3. How does Correct Match Work?
3.1 1.Extract the Empirical Marginal Distribution from each feature.
- A variety of marginal distributions are fitted to the feature data:
- Negative Binomial
- Geometric
- Categorical (probability of frequency counts)
- Logarithmic
- Bayesian Information Criterion (BIC) is used to determine the best fitting distirbution.
3.2 2.Extract the Correlation Matrix between features
3.3 3.Fit a Gaussian Copula using the estimated Marginal Distributions
- Gaussian Copula is fitted to the dataset using maximum likelihood estimation (MLE).
- An optimization procedure is performed to fit the correlation matrix of the Gaussian Copula. The optimization aims to minimize the difference between the calculated mutual information and the target mutual information.
3.4 4.Analogy to summarise how a fitted Gaussian Copula understands uniqueness of individuals and across a whole dataset.

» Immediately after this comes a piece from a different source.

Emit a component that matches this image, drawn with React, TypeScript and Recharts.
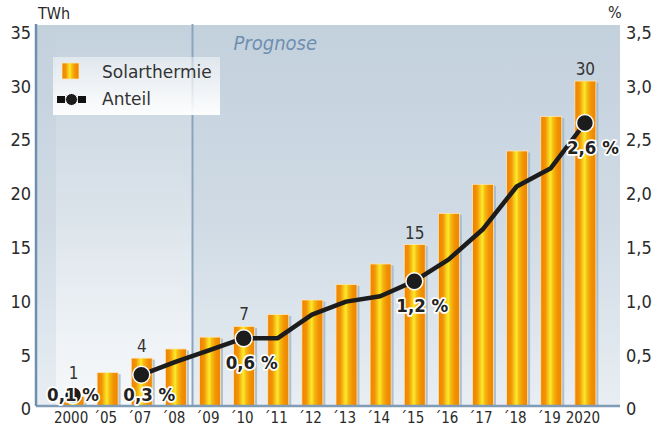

- Gaussian Copula Model: Imagine you have a recipe for cookies that includes various ingredients like flour, sugar, chocolate chips, etc. Each ingredient represents a variable in your dataset, and the recipe captures the correlations between these ingredients (variables).
- Generate Random Samples: Now, instead of using exact measurements from the recipe, you randomly adjust the quantities of ingredients within reasonable ranges, maintaining the overall proportions specified by the recipe. These randomly adjusted ingredient quantities represent the random samples generated from the Gaussian copula model.
- Calculate Cell Probabilities: Estimating cell probabilities involves determining the likelihood of an individual data point (or in our analogy, a batch of cookies with specific ingredient quantities) falling into each combination of marginals within the joint distribution modelled by the Gaussian copula. Based on these observations, you estimate the probability of each combination of ingredient quantities producing the desired cookies.
Similarly, in the data context, the smooth_weight function estimates the probability of each combination of discrete values for an individual's data based on the random samples generated from the Gaussian copula model.